Description of the task:
Your task is to retype, word for word, the lines from the start of the data through the line holding "fig = plt.figure(figsize=(W". Do not include the pictures.

Provided data:
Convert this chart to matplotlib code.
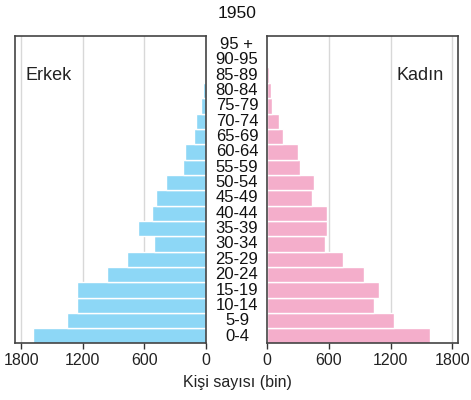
import matplotlib
matplotlib.use("Agg")
import matplotlib.pyplot as plt
import matplotlib.transforms as mtransforms

plt.rcParams['font.family'] = ['Liberation Sans', 'DejaVu Sans']

age_groups = ["0-4", "5-9", "10-14", "15-19", "20-24", "25-29", "30-34", "35-39",
              "40-44", "45-49", "50-54", "55-59", "60-64", "65-69", "70-74",
              "75-79", "80-84", "85-89", "90-95", "95 +"]
male = [1685, 1350, 1258, 1258, 964, 765, 507, 667, 527, 488, 390,
        220, 200, 113, 93, 44, 25, 8, 3, 1]
female = [1587, 1233, 1038, 1087, 940, 739, 563, 583, 583, 436, 452,
          316, 296, 150, 111, 49, 33, 20, 10, 4]
ticks = [0, 600, 1200, 1800]
tick_labels = ["0", "600", "1200", "1800"]

W, H = 471, 400
fig = plt.figure(figsize=(W / 100, H / 100), dpi=100)

top, bottom = 36, 343
axL = fig.add_axes([15 / W, (H - bottom) / H, (206 - 15) / W, (bottom - top) / H])
axR = fig.add_axes([267.3 / W, (H - bottom) / H, (458.3 - 267.3) / W, (bottom - top) / H])

blue = "#8dd7f6"
pink = "#f4aecb"
y = list(range(len(age_groups)))

axL.barh(y, male, height=1.0, color=blue, edgecolor="white", linewidth=1.0, zorder=2)
axR.barh(y, female, height=1.0, color=pink, edgecolor="white", linewidth=1.0, zorder=2)

axL.set_xlim(1860, 0)
axR.set_xlim(0, 1860)
for ax in (axL, axR):
    ax.set_ylim(-0.45, 19.55)
    ax.set_yticks([])
    ax.set_xticks(ticks)
    ax.set_xticklabels(tick_labels, fontsize=11.5, color="#222222")
    ax.tick_params(axis="x", direction="out", length=4, width=1, color="#333333", pad=3)
    ax.grid(axis="x", color="#d8d8d8", linewidth=1.0, zorder=0)
    ax.set_axisbelow(True)
    for s in ax.spines.values():
        s.set_color("#444444")
        s.set_linewidth(1.2)

trans = mtransforms.blended_transform_factory(fig.transFigure, axR.transData)
for yi, lab in zip(y, age_groups):
    fig.text(237 / W, yi, lab, transform=trans, ha="center", va="center",
             fontsize=12, color="#111111")

fig.text(49 / W, 1 - 76 / H, "Erkek", ha="center", va="center", fontsize=13, color="#222222")
fig.text(420 / W, 1 - 76 / H, "Kadın", ha="center", va="center", fontsize=13, color="#222222")
fig.text(237 / W, 1 - 14 / H, "1950", ha="center", va="center", fontsize=12.5, color="#111111")
fig.text(237 / W, 1 - 383 / H, "Kişi sayısı (bin)", ha="center", va="center", fontsize=11.5, color="#222222")

fig.savefig("out.png", dpi=100)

Answer in full:
Convert this chart to matplotlib code.
import matplotlib
matplotlib.use("Agg")
import matplotlib.pyplot as plt
import matplotlib.transforms as mtransforms

plt.rcParams['font.family'] = ['Liberation Sans', 'DejaVu Sans']

age_groups = ["0-4", "5-9", "10-14", "15-19", "20-24", "25-29", "30-34", "35-39",
              "40-44", "45-49", "50-54", "55-59", "60-64", "65-69", "70-74",
              "75-79", "80-84", "85-89", "90-95", "95 +"]
male = [1685, 1350, 1258, 1258, 964, 765, 507, 667, 527, 488, 390,
        220, 200, 113, 93, 44, 25, 8, 3, 1]
female = [1587, 1233, 1038, 1087, 940, 739, 563, 583, 583, 436, 452,
          316, 296, 150, 111, 49, 33, 20, 10, 4]
ticks = [0, 600, 1200, 1800]
tick_labels = ["0", "600", "1200", "1800"]

W, H = 471, 400
fig = plt.figure(figsize=(W / 100, H / 100), dpi=100)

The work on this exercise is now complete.